=== Task instructions ===
Omit all images. Write out the rest of the material exactly.

=== Data for this task ===

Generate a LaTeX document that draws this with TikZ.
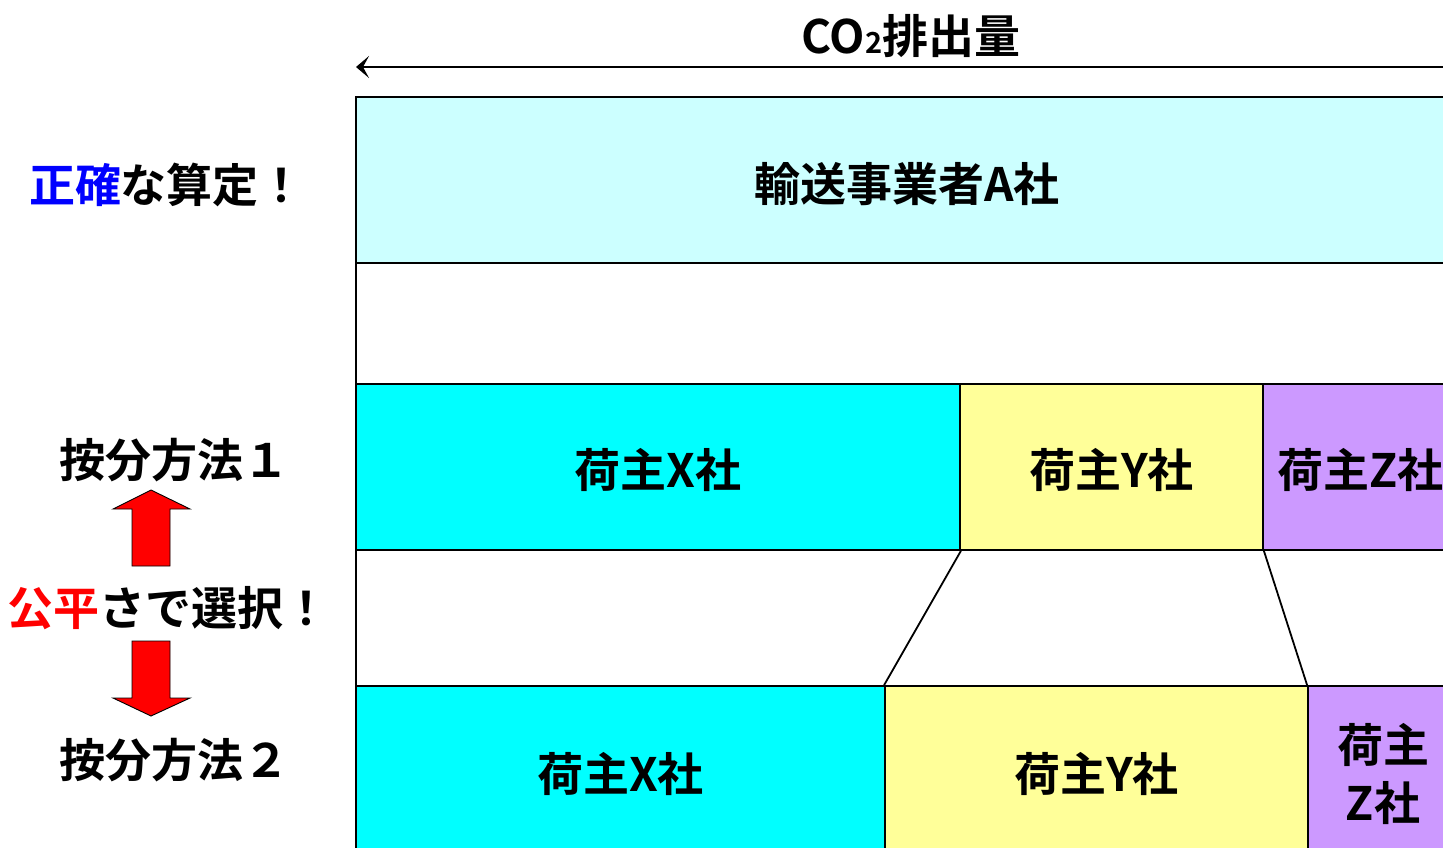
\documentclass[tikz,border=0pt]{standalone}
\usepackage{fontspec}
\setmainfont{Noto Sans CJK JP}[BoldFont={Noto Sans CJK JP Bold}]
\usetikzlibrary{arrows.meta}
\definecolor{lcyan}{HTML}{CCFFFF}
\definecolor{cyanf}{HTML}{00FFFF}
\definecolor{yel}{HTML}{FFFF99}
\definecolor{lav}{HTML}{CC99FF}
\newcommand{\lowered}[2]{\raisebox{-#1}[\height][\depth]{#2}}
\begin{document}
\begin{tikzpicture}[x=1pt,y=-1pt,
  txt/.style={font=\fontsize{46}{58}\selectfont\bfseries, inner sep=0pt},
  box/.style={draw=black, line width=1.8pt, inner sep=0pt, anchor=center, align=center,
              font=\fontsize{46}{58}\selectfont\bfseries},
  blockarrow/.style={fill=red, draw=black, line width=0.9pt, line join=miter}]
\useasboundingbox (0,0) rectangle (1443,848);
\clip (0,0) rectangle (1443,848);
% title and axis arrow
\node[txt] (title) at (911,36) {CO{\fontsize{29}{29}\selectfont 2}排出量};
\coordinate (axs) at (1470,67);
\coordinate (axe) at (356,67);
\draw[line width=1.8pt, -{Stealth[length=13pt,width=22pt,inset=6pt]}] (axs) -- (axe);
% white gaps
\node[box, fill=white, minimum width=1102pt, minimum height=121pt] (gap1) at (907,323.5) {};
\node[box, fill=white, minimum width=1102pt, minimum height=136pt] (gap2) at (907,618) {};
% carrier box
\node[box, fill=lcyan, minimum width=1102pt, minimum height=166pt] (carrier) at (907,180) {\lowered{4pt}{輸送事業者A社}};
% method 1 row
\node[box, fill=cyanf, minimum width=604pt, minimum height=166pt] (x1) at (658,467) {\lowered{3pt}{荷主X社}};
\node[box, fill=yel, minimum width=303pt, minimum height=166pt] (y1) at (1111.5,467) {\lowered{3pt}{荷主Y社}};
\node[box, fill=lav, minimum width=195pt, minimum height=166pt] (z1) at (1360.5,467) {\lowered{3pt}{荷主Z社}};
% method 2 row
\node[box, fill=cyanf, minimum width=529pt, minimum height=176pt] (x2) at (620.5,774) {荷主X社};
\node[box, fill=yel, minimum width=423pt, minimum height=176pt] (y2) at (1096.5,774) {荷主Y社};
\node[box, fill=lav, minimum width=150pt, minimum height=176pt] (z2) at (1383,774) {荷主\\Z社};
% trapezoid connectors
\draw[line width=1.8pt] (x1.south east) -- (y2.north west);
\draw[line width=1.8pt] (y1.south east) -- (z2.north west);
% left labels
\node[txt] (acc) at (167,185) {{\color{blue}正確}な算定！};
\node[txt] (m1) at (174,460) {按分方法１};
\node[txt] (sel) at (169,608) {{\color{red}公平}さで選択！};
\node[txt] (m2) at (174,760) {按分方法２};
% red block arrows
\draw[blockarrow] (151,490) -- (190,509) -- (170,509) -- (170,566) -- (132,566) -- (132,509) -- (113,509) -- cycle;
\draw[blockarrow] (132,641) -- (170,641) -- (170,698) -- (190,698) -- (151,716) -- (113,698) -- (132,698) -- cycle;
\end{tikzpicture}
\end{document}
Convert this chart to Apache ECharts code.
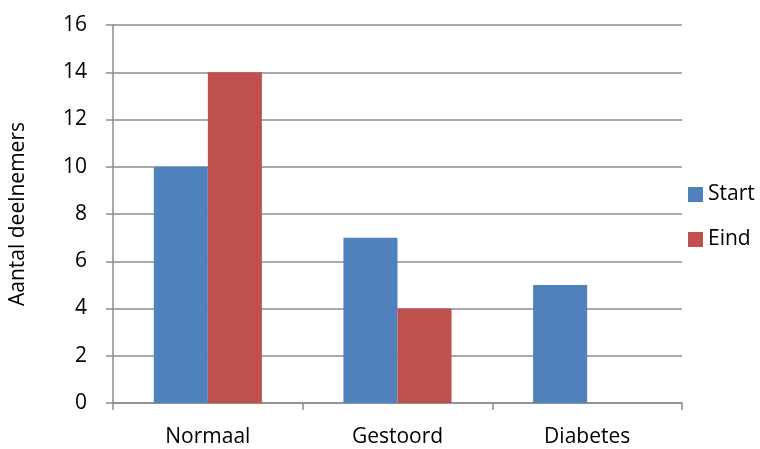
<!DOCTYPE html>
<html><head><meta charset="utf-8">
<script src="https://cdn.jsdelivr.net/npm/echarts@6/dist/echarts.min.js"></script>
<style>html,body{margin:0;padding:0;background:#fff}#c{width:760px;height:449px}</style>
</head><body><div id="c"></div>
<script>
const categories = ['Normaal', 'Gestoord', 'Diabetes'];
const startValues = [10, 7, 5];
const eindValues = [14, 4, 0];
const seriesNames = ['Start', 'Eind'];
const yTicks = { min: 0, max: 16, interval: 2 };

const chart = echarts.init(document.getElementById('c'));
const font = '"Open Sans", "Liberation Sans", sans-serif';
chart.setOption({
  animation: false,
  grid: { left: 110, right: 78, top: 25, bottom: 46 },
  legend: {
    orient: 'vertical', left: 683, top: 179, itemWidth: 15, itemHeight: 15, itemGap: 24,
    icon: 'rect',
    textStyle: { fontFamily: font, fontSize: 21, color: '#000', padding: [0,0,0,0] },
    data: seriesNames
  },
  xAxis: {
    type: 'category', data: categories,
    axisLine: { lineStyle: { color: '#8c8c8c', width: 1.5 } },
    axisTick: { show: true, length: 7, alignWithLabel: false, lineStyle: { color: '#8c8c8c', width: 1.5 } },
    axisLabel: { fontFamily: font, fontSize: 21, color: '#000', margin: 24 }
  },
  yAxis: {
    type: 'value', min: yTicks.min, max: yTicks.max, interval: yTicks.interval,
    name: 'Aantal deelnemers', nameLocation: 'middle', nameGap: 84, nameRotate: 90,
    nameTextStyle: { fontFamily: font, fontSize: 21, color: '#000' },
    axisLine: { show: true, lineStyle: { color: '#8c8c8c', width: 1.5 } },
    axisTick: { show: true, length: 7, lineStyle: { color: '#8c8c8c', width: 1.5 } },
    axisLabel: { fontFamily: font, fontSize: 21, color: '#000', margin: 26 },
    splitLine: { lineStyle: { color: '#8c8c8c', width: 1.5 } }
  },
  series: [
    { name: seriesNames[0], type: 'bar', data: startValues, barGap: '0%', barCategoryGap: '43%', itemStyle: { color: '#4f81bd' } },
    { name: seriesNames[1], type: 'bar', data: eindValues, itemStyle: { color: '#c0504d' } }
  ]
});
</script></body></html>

=== Solution for this problem ===
Generate a LaTeX document that draws this with TikZ.
\documentclass[tikz,border=0pt]{standalone}
\usepackage{fontspec}
\setmainfont{Noto Sans CJK JP}[BoldFont={Noto Sans CJK JP Bold}]
\usetikzlibrary{arrows.meta}
\definecolor{lcyan}{HTML}{CCFFFF}
\definecolor{cyanf}{HTML}{00FFFF}
\definecolor{yel}{HTML}{FFFF99}
\definecolor{lav}{HTML}{CC99FF}
\newcommand{\lowered}[2]{\raisebox{-#1}[\height][\depth]{#2}}
\begin{document}
\begin{tikzpicture}[x=1pt,y=-1pt,
  txt/.style={font=\fontsize{46}{58}\selectfont\bfseries, inner sep=0pt},
  box/.style={draw=black, line width=1.8pt, inner sep=0pt, anchor=center, align=center,
              font=\fontsize{46}{58}\selectfont\bfseries},
  blockarrow/.style={fill=red, draw=black, line width=0.9pt, line join=miter}]
\useasboundingbox (0,0) rectangle (1443,848);
\clip (0,0) rectangle (1443,848);
% title and axis arrow
\node[txt] (title) at (911,36) {CO{\fontsize{29}{29}\selectfont 2}排出量};
\coordinate (axs) at (1470,67);
\coordinate (axe) at (356,67);
\draw[line width=1.8pt, -{Stealth[length=13pt,width=22pt,inset=6pt]}] (axs) -- (axe);
% white gaps
\node[box, fill=white, minimum width=1102pt, minimum height=121pt] (gap1) at (907,323.5) {};
\node[box, fill=white, minimum width=1102pt, minimum height=136pt] (gap2) at (907,618) {};
% carrier box
\node[box, fill=lcyan, minimum width=1102pt, minimum height=166pt] (carrier) at (907,180) {\lowered{4pt}{輸送事業者A社}};
% method 1 row
\node[box, fill=cyanf, minimum width=604pt, minimum height=166pt] (x1) at (658,467) {\lowered{3pt}{荷主X社}};
\node[box, fill=yel, minimum width=303pt, minimum height=166pt] (y1) at (1111.5,467) {\lowered{3pt}{荷主Y社}};
\node[box, fill=lav, minimum width=195pt, minimum height=166pt] (z1) at (1360.5,467) {\lowered{3pt}{荷主Z社}};
% method 2 row
\node[box, fill=cyanf, minimum width=529pt, minimum height=176pt] (x2) at (620.5,774) {荷主X社};
\node[box, fill=yel, minimum width=423pt, minimum height=176pt] (y2) at (1096.5,774) {荷主Y社};
\node[box, fill=lav, minimum width=150pt, minimum height=176pt] (z2) at (1383,774) {荷主\\Z社};
% trapezoid connectors
\draw[line width=1.8pt] (x1.south east) -- (y2.north west);
\draw[line width=1.8pt] (y1.south east) -- (z2.north west);
% left labels
\node[txt] (acc) at (167,185) {{\color{blue}正確}な算定！};
\node[txt] (m1) at (174,460) {按分方法１};
\node[txt] (sel) at (169,608) {{\color{red}公平}さで選択！};
\node[txt] (m2) at (174,760) {按分方法２};
% red block arrows
\draw[blockarrow] (151,490) -- (190,509) -- (170,509) -- (170,566) -- (132,566) -- (132,509) -- (113,509) -- cycle;
\draw[blockarrow] (132,641) -- (170,641) -- (170,698) -- (190,698) -- (151,716) -- (113,698) -- (132,698) -- cycle;
\end{tikzpicture}
\end{document}
Convert this chart to Apache ECharts code.
<!DOCTYPE html>
<html><head><meta charset="utf-8">
<script src="https://cdn.jsdelivr.net/npm/echarts@6/dist/echarts.min.js"></script>
<style>html,body{margin:0;padding:0;background:#fff}#c{width:760px;height:449px}</style>
</head><body><div id="c"></div>
<script>
const categories = ['Normaal', 'Gestoord', 'Diabetes'];
const startValues = [10, 7, 5];
const eindValues = [14, 4, 0];
const seriesNames = ['Start', 'Eind'];
const yTicks = { min: 0, max: 16, interval: 2 };

const chart = echarts.init(document.getElementById('c'));
const font = '"Open Sans", "Liberation Sans", sans-serif';
chart.setOption({
  animation: false,
  grid: { left: 110, right: 78, top: 25, bottom: 46 },
  legend: {
    orient: 'vertical', left: 683, top: 179, itemWidth: 15, itemHeight: 15, itemGap: 24,
    icon: 'rect',
    textStyle: { fontFamily: font, fontSize: 21, color: '#000', padding: [0,0,0,0] },
    data: seriesNames
  },
  xAxis: {
    type: 'category', data: categories,
    axisLine: { lineStyle: { color: '#8c8c8c', width: 1.5 } },
    axisTick: { show: true, length: 7, alignWithLabel: false, lineStyle: { color: '#8c8c8c', width: 1.5 } },
    axisLabel: { fontFamily: font, fontSize: 21, color: '#000', margin: 24 }
  },
  yAxis: {
    type: 'value', min: yTicks.min, max: yTicks.max, interval: yTicks.interval,
    name: 'Aantal deelnemers', nameLocation: 'middle', nameGap: 84, nameRotate: 90,
    nameTextStyle: { fontFamily: font, fontSize: 21, color: '#000' },
    axisLine: { show: true, lineStyle: { color: '#8c8c8c', width: 1.5 } },
    axisTick: { show: true, length: 7, lineStyle: { color: '#8c8c8c', width: 1.5 } },
    axisLabel: { fontFamily: font, fontSize: 21, color: '#000', margin: 26 },
    splitLine: { lineStyle: { color: '#8c8c8c', width: 1.5 } }
  },
  series: [
    { name: seriesNames[0], type: 'bar', data: startValues, barGap: '0%', barCategoryGap: '43%', itemStyle: { color: '#4f81bd' } },
    { name: seriesNames[1], type: 'bar', data: eindValues, itemStyle: { color: '#c0504d' } }
  ]
});
</script></body></html>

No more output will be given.